[Records with drawing code]
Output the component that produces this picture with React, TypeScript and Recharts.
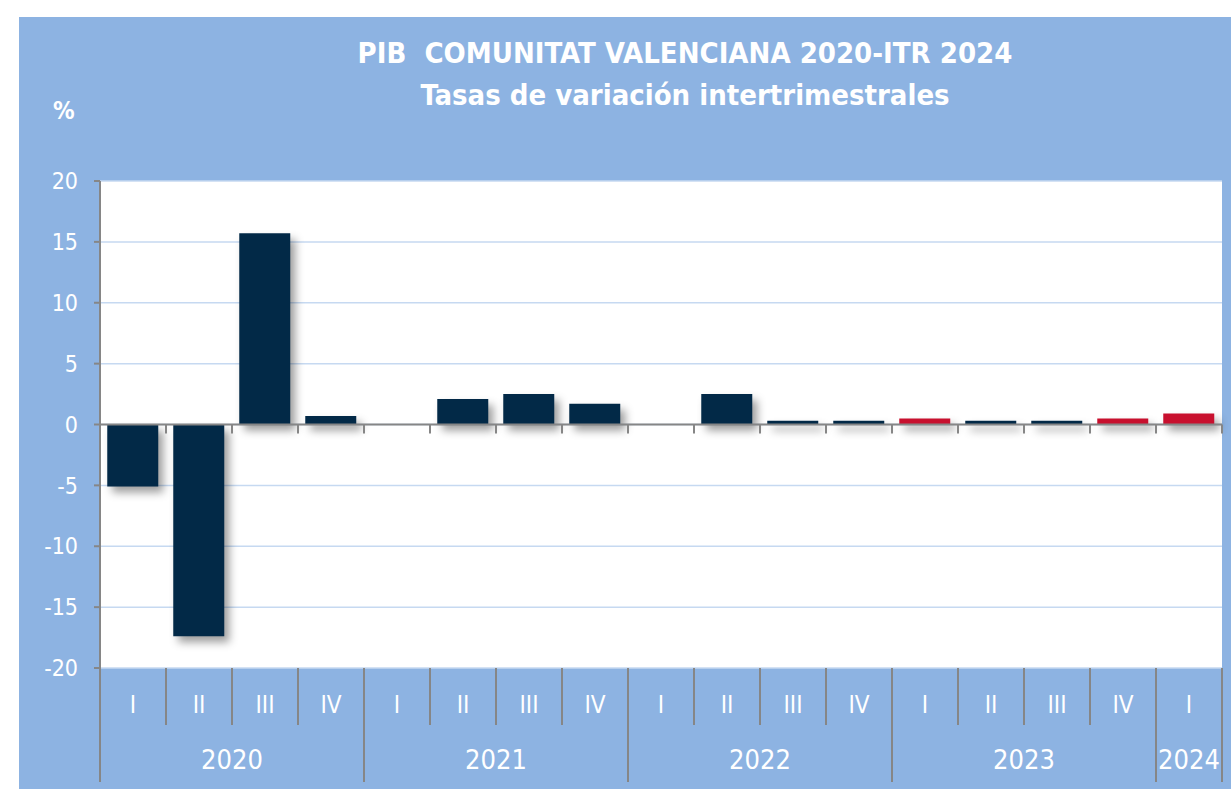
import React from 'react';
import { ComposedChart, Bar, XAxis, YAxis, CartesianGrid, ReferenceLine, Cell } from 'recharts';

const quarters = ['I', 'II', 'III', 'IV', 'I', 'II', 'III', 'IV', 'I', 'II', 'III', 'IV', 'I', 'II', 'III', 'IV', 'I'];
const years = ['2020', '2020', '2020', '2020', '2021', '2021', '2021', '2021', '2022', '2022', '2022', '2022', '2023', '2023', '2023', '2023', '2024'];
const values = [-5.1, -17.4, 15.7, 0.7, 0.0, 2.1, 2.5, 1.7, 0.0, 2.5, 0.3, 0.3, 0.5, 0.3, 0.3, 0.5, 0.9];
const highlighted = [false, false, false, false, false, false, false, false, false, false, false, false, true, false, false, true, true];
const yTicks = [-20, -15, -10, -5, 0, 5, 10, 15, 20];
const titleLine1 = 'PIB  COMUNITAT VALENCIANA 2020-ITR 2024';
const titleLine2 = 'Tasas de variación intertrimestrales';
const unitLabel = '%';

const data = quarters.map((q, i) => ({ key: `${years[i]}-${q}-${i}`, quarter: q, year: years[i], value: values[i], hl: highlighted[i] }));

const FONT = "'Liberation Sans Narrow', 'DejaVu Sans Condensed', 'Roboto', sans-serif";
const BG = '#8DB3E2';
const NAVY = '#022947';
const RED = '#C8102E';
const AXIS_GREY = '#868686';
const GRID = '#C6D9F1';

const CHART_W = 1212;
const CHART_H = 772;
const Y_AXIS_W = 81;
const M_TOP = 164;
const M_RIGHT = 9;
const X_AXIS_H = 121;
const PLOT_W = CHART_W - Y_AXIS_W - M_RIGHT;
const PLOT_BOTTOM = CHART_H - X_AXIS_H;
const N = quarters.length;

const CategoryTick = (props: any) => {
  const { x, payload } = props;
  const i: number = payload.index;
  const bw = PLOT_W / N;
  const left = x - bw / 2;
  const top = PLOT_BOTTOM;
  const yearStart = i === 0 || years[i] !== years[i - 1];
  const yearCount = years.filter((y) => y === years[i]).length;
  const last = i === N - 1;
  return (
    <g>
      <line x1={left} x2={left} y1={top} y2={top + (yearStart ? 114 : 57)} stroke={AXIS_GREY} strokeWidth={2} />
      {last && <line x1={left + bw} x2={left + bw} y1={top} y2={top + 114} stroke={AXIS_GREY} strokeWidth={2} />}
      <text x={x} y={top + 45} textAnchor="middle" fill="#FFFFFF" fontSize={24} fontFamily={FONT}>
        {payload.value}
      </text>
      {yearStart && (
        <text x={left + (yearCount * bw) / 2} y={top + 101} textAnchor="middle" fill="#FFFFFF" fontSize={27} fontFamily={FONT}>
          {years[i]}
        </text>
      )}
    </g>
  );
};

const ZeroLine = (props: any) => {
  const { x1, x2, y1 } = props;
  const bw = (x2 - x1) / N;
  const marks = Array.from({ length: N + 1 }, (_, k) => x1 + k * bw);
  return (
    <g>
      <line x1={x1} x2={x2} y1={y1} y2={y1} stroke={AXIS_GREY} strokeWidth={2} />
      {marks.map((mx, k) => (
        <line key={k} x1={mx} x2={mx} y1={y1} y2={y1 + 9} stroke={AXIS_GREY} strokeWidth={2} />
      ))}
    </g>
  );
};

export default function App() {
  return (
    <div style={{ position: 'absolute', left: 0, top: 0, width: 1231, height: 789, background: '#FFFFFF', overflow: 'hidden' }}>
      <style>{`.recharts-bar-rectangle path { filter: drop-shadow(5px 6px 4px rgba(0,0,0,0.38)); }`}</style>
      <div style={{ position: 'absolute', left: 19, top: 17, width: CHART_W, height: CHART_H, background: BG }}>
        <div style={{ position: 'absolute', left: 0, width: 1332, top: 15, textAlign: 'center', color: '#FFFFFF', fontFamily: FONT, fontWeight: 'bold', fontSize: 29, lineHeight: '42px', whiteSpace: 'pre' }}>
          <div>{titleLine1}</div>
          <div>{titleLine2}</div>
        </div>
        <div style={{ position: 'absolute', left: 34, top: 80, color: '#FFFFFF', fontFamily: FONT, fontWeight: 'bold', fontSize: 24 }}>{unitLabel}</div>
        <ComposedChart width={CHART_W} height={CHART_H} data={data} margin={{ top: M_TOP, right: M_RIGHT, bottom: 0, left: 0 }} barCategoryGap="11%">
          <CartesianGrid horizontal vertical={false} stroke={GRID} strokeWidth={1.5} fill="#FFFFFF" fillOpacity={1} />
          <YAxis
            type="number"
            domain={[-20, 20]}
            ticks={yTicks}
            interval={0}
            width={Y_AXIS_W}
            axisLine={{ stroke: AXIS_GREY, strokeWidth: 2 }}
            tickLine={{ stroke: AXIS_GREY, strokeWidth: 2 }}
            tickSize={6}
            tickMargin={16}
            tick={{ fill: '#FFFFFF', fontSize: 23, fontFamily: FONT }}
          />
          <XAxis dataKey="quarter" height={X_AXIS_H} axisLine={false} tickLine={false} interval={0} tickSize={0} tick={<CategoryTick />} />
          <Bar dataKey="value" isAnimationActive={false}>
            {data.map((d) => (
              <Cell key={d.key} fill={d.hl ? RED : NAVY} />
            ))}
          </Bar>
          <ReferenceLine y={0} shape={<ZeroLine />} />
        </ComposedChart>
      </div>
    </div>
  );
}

* * *

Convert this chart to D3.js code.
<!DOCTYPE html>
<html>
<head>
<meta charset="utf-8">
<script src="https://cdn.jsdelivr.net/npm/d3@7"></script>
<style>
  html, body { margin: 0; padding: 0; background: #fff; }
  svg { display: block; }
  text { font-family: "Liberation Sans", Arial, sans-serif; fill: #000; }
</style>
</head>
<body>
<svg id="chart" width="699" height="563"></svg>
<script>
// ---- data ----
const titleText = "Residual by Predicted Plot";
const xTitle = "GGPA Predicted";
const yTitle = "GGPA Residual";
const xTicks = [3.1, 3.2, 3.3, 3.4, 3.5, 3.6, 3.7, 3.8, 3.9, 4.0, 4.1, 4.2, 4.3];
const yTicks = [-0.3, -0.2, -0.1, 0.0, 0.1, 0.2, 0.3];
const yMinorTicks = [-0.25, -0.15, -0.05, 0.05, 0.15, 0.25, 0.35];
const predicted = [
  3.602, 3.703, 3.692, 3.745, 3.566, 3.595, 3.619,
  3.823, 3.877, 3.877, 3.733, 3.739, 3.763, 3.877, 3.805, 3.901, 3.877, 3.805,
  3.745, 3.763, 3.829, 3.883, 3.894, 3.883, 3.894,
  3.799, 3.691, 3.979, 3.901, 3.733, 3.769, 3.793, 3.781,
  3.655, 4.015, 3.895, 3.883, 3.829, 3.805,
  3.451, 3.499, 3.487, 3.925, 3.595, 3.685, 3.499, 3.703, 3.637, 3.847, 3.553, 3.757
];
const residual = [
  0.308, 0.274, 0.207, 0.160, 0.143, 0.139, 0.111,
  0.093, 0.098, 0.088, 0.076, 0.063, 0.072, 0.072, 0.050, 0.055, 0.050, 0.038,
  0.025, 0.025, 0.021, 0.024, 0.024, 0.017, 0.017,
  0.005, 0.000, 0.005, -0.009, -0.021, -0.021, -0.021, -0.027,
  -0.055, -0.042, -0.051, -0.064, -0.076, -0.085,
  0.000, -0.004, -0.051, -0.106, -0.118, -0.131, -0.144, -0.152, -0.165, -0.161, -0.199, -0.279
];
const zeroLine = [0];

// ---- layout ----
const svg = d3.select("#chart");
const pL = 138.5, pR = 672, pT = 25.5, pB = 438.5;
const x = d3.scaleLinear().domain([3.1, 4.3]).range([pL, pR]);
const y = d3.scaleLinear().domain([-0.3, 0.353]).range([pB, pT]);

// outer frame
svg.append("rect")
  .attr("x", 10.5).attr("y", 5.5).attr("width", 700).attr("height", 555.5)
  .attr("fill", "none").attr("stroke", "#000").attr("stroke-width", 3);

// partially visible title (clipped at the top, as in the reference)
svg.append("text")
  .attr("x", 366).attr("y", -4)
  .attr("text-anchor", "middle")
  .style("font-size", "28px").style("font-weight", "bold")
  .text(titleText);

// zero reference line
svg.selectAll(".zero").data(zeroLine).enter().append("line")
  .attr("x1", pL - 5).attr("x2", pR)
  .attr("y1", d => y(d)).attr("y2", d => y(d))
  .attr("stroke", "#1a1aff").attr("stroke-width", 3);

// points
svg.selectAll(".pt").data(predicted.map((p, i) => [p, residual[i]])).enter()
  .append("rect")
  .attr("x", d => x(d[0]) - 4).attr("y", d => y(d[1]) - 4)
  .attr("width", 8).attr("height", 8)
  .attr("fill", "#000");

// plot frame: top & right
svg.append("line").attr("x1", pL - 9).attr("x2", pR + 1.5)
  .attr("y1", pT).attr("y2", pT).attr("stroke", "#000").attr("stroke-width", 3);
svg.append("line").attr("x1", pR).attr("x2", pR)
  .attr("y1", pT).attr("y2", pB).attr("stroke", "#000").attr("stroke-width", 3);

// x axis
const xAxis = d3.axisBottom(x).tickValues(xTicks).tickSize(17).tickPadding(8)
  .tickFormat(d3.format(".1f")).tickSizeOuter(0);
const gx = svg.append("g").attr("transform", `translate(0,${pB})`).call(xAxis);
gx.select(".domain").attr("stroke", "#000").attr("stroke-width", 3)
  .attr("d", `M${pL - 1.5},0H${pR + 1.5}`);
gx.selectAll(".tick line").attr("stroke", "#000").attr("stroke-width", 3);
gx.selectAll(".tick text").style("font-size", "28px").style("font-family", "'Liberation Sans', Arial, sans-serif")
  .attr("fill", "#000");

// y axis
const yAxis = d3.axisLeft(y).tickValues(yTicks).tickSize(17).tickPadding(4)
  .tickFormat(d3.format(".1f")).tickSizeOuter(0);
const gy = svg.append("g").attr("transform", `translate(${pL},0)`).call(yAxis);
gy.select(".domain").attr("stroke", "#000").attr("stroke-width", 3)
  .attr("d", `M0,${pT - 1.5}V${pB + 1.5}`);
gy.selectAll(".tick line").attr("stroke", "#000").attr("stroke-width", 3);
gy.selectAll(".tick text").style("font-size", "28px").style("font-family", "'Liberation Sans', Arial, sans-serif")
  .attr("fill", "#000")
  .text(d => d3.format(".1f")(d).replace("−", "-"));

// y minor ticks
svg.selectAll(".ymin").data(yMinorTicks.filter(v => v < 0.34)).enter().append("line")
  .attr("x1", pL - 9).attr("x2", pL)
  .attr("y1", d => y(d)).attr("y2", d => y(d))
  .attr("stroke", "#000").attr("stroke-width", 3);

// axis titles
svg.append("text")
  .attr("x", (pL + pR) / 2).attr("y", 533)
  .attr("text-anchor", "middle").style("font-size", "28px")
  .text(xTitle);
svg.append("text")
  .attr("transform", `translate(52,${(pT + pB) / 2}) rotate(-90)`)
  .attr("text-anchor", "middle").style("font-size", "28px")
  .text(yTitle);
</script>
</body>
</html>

...

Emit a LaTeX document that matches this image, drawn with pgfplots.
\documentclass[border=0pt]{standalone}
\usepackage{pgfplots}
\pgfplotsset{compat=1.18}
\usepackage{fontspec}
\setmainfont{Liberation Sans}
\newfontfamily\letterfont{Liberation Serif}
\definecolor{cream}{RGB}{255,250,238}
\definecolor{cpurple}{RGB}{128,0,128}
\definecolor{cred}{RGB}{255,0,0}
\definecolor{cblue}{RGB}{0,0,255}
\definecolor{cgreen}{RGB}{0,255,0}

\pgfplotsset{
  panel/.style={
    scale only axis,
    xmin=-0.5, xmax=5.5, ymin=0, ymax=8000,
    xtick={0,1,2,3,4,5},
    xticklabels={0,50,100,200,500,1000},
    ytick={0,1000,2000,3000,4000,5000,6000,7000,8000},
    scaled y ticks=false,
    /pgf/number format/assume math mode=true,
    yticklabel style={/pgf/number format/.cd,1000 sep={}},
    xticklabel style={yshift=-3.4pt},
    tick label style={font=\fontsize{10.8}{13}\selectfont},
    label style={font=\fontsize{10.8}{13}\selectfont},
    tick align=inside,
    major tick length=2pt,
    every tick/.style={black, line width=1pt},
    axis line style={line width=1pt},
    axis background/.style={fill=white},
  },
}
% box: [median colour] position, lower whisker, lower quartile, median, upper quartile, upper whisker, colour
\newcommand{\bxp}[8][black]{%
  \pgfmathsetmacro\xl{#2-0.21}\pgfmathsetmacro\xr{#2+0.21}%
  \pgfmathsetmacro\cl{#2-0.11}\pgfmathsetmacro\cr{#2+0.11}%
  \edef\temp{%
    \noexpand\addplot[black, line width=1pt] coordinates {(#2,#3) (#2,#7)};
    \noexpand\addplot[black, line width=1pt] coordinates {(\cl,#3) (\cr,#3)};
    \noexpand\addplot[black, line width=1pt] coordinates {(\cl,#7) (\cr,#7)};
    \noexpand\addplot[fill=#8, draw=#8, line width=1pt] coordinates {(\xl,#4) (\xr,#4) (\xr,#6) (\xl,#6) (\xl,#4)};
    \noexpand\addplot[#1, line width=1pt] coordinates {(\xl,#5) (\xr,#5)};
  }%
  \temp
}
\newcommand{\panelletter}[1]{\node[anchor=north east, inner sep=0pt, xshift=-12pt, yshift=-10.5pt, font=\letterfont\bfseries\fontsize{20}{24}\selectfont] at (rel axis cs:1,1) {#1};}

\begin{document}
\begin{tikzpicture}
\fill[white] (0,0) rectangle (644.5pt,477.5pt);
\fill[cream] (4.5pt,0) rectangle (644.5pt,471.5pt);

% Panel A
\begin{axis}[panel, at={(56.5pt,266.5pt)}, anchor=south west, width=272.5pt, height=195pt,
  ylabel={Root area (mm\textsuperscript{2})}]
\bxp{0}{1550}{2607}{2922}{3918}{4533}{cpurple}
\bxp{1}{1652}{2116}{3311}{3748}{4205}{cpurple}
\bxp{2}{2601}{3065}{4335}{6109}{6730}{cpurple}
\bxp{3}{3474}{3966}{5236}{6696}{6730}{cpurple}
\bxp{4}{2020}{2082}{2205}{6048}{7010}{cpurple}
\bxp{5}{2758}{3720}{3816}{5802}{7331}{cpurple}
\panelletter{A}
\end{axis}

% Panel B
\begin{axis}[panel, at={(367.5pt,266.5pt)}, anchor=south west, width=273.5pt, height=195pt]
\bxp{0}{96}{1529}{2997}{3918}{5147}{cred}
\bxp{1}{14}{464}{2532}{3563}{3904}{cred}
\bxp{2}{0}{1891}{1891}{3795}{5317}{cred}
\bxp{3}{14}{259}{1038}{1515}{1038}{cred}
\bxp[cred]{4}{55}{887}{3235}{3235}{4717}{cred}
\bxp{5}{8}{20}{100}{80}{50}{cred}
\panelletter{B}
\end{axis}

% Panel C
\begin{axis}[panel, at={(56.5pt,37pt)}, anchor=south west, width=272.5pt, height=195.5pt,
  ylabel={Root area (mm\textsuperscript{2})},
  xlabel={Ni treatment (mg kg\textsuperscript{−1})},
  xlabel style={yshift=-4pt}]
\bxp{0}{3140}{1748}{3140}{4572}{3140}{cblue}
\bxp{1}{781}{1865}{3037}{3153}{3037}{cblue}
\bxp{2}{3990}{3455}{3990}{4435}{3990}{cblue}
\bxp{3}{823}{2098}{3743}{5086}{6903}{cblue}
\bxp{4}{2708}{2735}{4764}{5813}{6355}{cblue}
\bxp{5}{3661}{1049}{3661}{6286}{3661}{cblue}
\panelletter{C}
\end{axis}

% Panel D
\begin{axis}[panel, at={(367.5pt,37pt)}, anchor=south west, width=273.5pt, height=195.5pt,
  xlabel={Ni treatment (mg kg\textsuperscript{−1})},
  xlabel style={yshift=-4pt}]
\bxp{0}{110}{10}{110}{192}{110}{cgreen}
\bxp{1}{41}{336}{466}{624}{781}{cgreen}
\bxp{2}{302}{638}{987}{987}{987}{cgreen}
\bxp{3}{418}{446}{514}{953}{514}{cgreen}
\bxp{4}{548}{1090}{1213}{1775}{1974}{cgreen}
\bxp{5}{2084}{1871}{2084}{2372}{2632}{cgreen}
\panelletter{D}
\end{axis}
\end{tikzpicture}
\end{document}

EXERCISE DETAILS »
Leave the pictures out, and transcribe exactly the lines above starting at the one that contains "Output the component" and ending at the one that contains "CartesianGrid, ReferenceLine, Cell".

FINISHED TASK »
Output the component that produces this picture with React, TypeScript and Recharts.
import React from 'react';
import { ComposedChart, Bar, XAxis, YAxis, CartesianGrid, ReferenceLine, Cell } from 'recharts';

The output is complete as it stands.